E quale è questa soluzione? La soluzione è che i due continuino nella loro convivenza se questo è l’unico modo di assicurare quei diritti degli innocenti di cui ho parlato, astenendosi dagli atti propri dei coniugi. A ben vedere, questa soluzione che la Chiesa da’ in questa situazione, salvaguarda nella sua essenza proprio questi valori anche se non in una forma così luminosa, così splendente. Questa non luminosità non ci deve meravigliare perché questa è una situazione che per se stessa si colloca fuori dall’ordine splendido della verità, dell’ordine con cui Dio ha pensato alle cose.

Questa è l’unica soluzione che il confessore deve presentare.

 

3. Conclusione

Concludo tutta la mia riflessione.
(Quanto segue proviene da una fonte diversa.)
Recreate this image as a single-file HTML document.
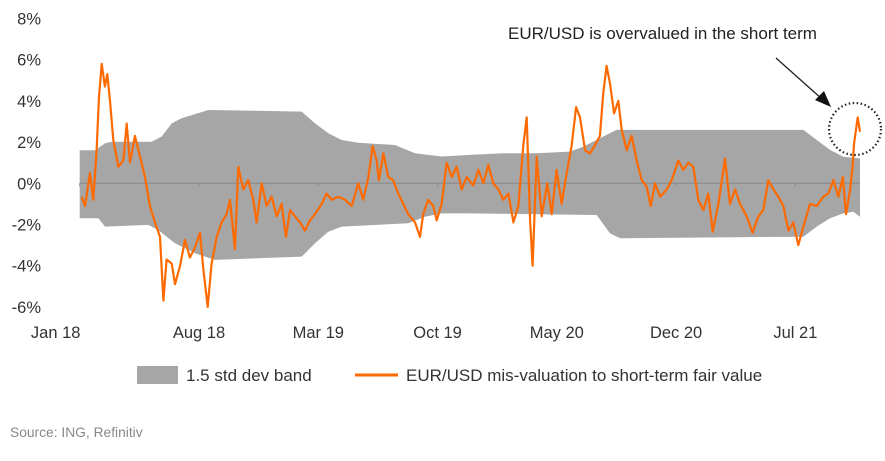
<!DOCTYPE html>
<html><head><meta charset="utf-8"><style>
body{margin:0;background:#fff;}
svg text{font-family:"Liberation Sans",sans-serif;}
</style></head><body>
<svg id="chart" width="885" height="456" viewBox="0 0 885 456" xmlns="http://www.w3.org/2000/svg">
<g id="band"></g>
<g id="axes"></g>
<g id="series"></g>
<g>
<rect x="137" y="366" width="41" height="18" fill="#a6a6a6"/>
<text x="186" y="381" font-size="17" fill="#333">1.5 std dev band</text>
<line x1="355" y1="375" x2="398" y2="375" stroke="#ff6a00" stroke-width="3"/>
<text x="406" y="381" font-size="17" fill="#333">EUR/USD mis-valuation to short-term fair value</text>
</g>
<text x="10" y="437" font-size="13.8" fill="#888">Source: ING, Refinitiv</text>
<text x="508" y="39" font-size="17" fill="#222">EUR/USD is overvalued in the short term</text>
<line x1="776" y1="58" x2="822" y2="99" stroke="#222" stroke-width="1.3"/>
<polygon points="831,107 815,100 824,91" fill="#111"/>
<circle cx="855" cy="129" r="26" fill="none" stroke="#222" stroke-width="2.2" stroke-dasharray="1.5,2.5"/>
</svg>
<script>
const yTicks=[8,6,4,2,0,-2,-4,-6];
const xLabels=["Jan 18","Aug 18","Mar 19","Oct 19","May 20","Dec 20","Jul 21"];
const xLabelMonths=[0,7,14,21,28,35,42];
const bandUpperMonths=[0,0.9,1.49,1.88,4.22,4.81,5.4,5.98,7.55,13.03,13.81,14.59,15.37,16.35,18.5,19.68,21.24,22.9,24.86,26.82,28.77,29.56,30.73,31.51,36.6,42.47,43.25,44.03,44.81,45.79];
const bandUpper=[1.6,1.6,1.94,2.02,2.02,2.27,2.91,3.16,3.56,3.48,2.91,2.43,2.1,1.97,1.86,1.46,1.3,1.38,1.46,1.46,1.54,1.78,2.27,2.59,2.59,2.59,2.1,1.62,1.29,1.21];
const bandLowerMonths=[0,1.09,1.49,4.03,4.61,5.59,6.77,7.94,13.03,13.81,14.59,15.37,19.28,20.26,21.24,22.9,30.34,31.12,31.71,42.47,43.25,44.03,44.81,45.4,45.79];
const bandLower=[-1.7,-1.7,-2.1,-2.02,-2.27,-2.91,-3.4,-3.72,-3.56,-2.91,-2.35,-2.1,-1.94,-1.62,-1.46,-1.46,-1.54,-2.43,-2.67,-2.59,-2.1,-1.7,-1.46,-1.38,-1.62];
const seriesMonths=[0.11,0.31,0.6,0.8,0.99,1.13,1.29,1.48,1.62,1.78,1.97,2.27,2.56,2.76,2.95,3.24,3.54,3.83,4.12,4.42,4.71,4.91,5.1,5.4,5.59,5.89,6.18,6.47,6.77,7.06,7.26,7.51,7.74,8.04,8.33,8.62,8.82,9.11,9.31,9.6,9.89,10.19,10.38,10.68,10.97,11.26,11.56,11.85,12.1,12.34,12.63,12.93,13.22,13.51,13.81,14.2,14.49,14.79,15.18,15.57,15.96,16.35,16.64,16.94,17.19,17.43,17.56,17.82,18.11,18.4,18.7,18.99,19.28,19.68,19.97,20.16,20.45,20.75,20.95,21.24,21.54,21.83,22.12,22.42,22.71,23.1,23.4,23.69,23.98,24.27,24.57,24.86,25.16,25.45,25.74,26.04,26.23,26.43,26.58,26.82,27.11,27.44,27.7,27.99,28.28,28.58,28.87,29.13,29.36,29.66,29.95,30.24,30.53,30.73,30.92,31.12,31.36,31.61,31.81,32.1,32.39,32.69,32.98,33.27,33.51,33.76,34.06,34.45,34.74,35.13,35.42,35.72,36.01,36.3,36.6,36.89,37.15,37.48,37.87,38.16,38.46,38.75,39.14,39.49,39.83,40.12,40.41,40.71,41,41.29,41.59,41.88,42.17,42.47,42.86,43.25,43.64,43.93,44.23,44.52,44.78,44.97,45.21,45.36,45.44,45.56,45.66,45.79];
const seriesValues=[-0.65,-1.1,0.5,-0.8,1.6,4.2,5.8,4.7,5.3,4.0,2.1,0.8,1.1,2.9,1.0,2.3,1.3,0.3,-1.1,-1.9,-2.6,-5.7,-3.7,-3.9,-4.9,-4.0,-2.75,-3.6,-3.1,-2.4,-4.2,-6.0,-3.9,-2.6,-1.9,-1.5,-0.8,-3.2,0.8,-0.3,0.15,-0.8,-1.9,0,-1.1,-0.65,-1.6,-1.0,-2.6,-1.3,-1.6,-1.9,-2.3,-1.8,-1.5,-1.0,-0.5,-0.8,-0.65,-0.8,-1.1,0,-0.8,0.3,1.8,1.1,0.15,1.45,0.3,0.15,-0.5,-1.0,-1.5,-1.9,-2.6,-1.5,-0.8,-1.1,-1.8,-1.0,1.0,0.3,0.8,-0.3,0.3,-0.1,0.65,0,0.9,0,-0.3,-0.8,-0.5,-1.9,-1.1,1.9,3.2,-1.8,-4.0,1.3,-1.6,0,-1.5,0.65,-1.0,0.5,1.8,3.7,3.2,1.6,1.45,1.85,2.3,4.4,5.7,4.85,3.4,4.0,2.6,1.6,2.3,1.1,0.15,-0.15,-1.1,0,-0.65,-0.3,0.15,1.1,0.65,1.0,0.8,-0.8,-1.3,-0.5,-2.35,-1.0,1.2,-1.0,-0.3,-1.0,-1.6,-2.4,-1.6,-1.3,0.15,-0.3,-0.65,-1.1,-2.3,-1.9,-3.0,-2.1,-1.0,-1.1,-0.65,-0.5,0.15,-0.65,0.3,-1.5,-0.3,0.8,1.9,2.6,3.2,2.5];

const NS="http://www.w3.org/2000/svg";
const x=m=>79.7+m*17.04;
const y=v=>183.3-v*20.6;
const mk=(tag,attrs,parent)=>{const e=document.createElementNS(NS,tag);for(const k in attrs)e.setAttribute(k,attrs[k]);parent.appendChild(e);return e;};

const band=document.getElementById('band');
let pts=bandUpperMonths.map((m,i)=>x(m).toFixed(1)+','+y(bandUpper[i]).toFixed(1));
for(let i=bandLowerMonths.length-1;i>=0;i--)pts.push(x(bandLowerMonths[i]).toFixed(1)+','+y(bandLower[i]).toFixed(1));
const bp=mk('polygon',{points:pts.join(' '),fill:'#a6a6a6'},band);



const axes=document.getElementById('axes');
yTicks.forEach(v=>{
  const t=mk('text',{x:41,y:y(v)+6,'text-anchor':'end','font-size':16.5,fill:'#333'},axes);
  t.textContent=v+'%';
  
  
});
const zl=mk('line',{x1:x(0),y1:y(0),x2:x(45.8),y2:y(0),stroke:'#888','stroke-width':1},axes);


xLabels.forEach((lab,i)=>{
  const m=xLabelMonths[i];
  const tk=mk('line',{x1:x(m),y1:y(0),x2:x(m),y2:y(0)+3,stroke:'#888'},axes);
  
  
  const cx=i===0?x(m)-24:x(m);
  const t=mk('text',{x:cx,y:338,'text-anchor':'middle','font-size':16.5,fill:'#333'},axes);
  t.textContent=lab;
  
  
});

const ser=document.getElementById('series');
const d=seriesMonths.map((m,i)=>(i?'L':'M')+x(m).toFixed(1)+','+y(seriesValues[i]).toFixed(1)).join(' ');
const p=mk('path',{d:d,fill:'none',stroke:'#ff6a00','stroke-width':2.2,'stroke-linejoin':'round'},ser);


</script>
</body></html>
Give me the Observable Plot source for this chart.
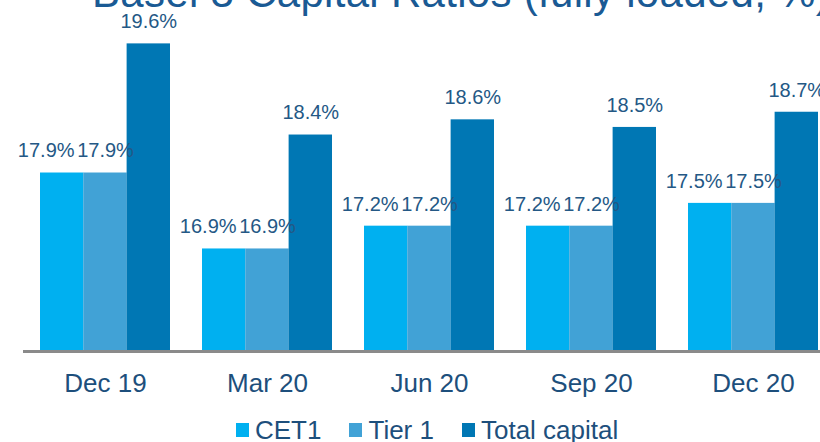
<!DOCTYPE html>
<html>
<head>
<meta charset="utf-8">
<script src="https://cdn.jsdelivr.net/npm/d3@7"></script>
<script src="https://cdn.jsdelivr.net/npm/@observablehq/plot@0.6"></script>
<style>
  html, body { margin: 0; padding: 0; background: #fff; overflow: hidden; width: 820px; height: 442px; }
  #wrap { position: relative; width: 820px; height: 442px; overflow: hidden; font-family: "Liberation Sans", Arial, sans-serif; }
  #title { position: absolute; left: 92px; top: -28px; font-size: 42px; line-height: 42px; letter-spacing: 0.3px; color: #1a5a94; white-space: nowrap; }
  #chart { position: absolute; left: 0; top: 0; }
  #legend { position: absolute; left: 236px; top: 417px; font-size: 26px; line-height: 26px; color: #1d4f7c; white-space: nowrap; }
  #legend .item { display: inline-block; margin-right: 28px; }
  #legend .sw { display: inline-block; width: 13px; height: 14px; margin-right: 6px; position: relative; top: -2px; }
</style>
</head>
<body>
<div id="wrap">
  <div id="title">Basel 3 Capital Ratios (fully loaded, %)</div>
  <div id="chart"></div>
  <div id="legend"></div>
</div>
<script>
const periods = ["Dec 19", "Mar 20", "Jun 20", "Sep 20", "Dec 20"];
const series = ["CET1", "Tier 1", "Total capital"];
const cet1 = [17.9, 16.9, 17.2, 17.2, 17.5];
const tier1 = [17.9, 16.9, 17.2, 17.2, 17.5];
const totalCapital = [19.6, 18.4, 18.6, 18.5, 18.7];
const colors = ["#00b0f0", "#41a2d6", "#0077b4"];
const yMin = 15.55;
const yMax = 20;

const valuesBySeries = [cet1, tier1, totalCapital];
const data = [];
series.forEach((s, i) => periods.forEach((p, j) => data.push({period: p, series: s, si: i, value: valuesBySeries[i][j]})));

const width = 820, height = 400;
const rangeX = [23, 835];
const pInner = 0.2, pOuter = 0.1;
const step = (rangeX[1] - rangeX[0]) / (periods.length - pInner + 2 * pOuter);
const bw = step * (1 - pInner);
const third = bw / 3;

const marks = [];
series.forEach((s, i) => {
  const d = data.filter(r => r.si === i);
  marks.push(Plot.barY(d, {
    x: "period", y1: yMin, y2: "value", fill: colors[i],
    insetLeft: i * third, insetRight: (2 - i) * third
  }));
});
series.forEach((s, i) => {
  const d = data.filter(r => r.si === i);
  marks.push(Plot.text(d, {
    x: "period", y: "value", text: r => r.value.toFixed(1) + "%",
    dx: (i - 1) * third + (i === 0 ? -16 : 0), dy: -22,
    fontSize: 20, fill: "#245885", fontFamily: "Liberation Sans, Arial, sans-serif"
  }));
});
marks.push(Plot.ruleY([yMin], {stroke: "#8a8a8a", strokeWidth: 3}));

const chart = Plot.plot({
  width, height,
  marginLeft: 23, marginRight: 0, marginTop: 13, marginBottom: 49,
  style: {fontSize: "26px", fontFamily: "Liberation Sans, Arial, sans-serif", color: "#1d4f7c", background: "transparent", overflow: "hidden"},
  x: {domain: periods, range: rangeX, paddingInner: pInner, paddingOuter: pOuter, tickSize: 0, tickPadding: 22, label: null},
  y: {domain: [yMin, yMax], axis: null},
  marks
});
document.getElementById("chart").appendChild(chart);

const legend = document.getElementById("legend");
series.forEach((s, i) => {
  const item = document.createElement("span");
  item.className = "item";
  const sw = document.createElement("span");
  sw.className = "sw";
  sw.style.background = colors[i];
  item.appendChild(sw);
  item.appendChild(document.createTextNode(s));
  legend.appendChild(item);
});
</script>
</body>
</html>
Credo che una delle illusioni più gravi in cui possiamo cadere è di pensare che sia possibile raggiungere la santità senza nessuno sforzo. Questo è uno degli imbrogli che il diavolo ci può far cadere; uno degli imbrogli più gravi. Ritenere che in fondo si può arrivare alla mattina della Pasqua senza passare attraverso il Venerdì santo: questo non è possibile.

Da un punto di vista strettamente etico: la difficoltà connessa con il valore etico non è un segno che quel valore etico non è un vero valore etico. Oserei anzi dire il contrario. Quando si parla di difficoltà si vuol dire semplicemente che non è possibile la realizzazione della persona umana nella verità di quel progetto pensato da Dio Creatore e Redentore senza fortezza morale, senza una penitenza e una conversione continua.

Nei santuari mariani questo invito alla conversione ci è sempre stato ricordato dalla Madre di Dio e Madre nostra. E in questa strada si esperimenta la verità della parola divina «Pax multa diligentibus legem tuam» [Molta pace a coloro che amano la tua legge. Sal. CXVIII].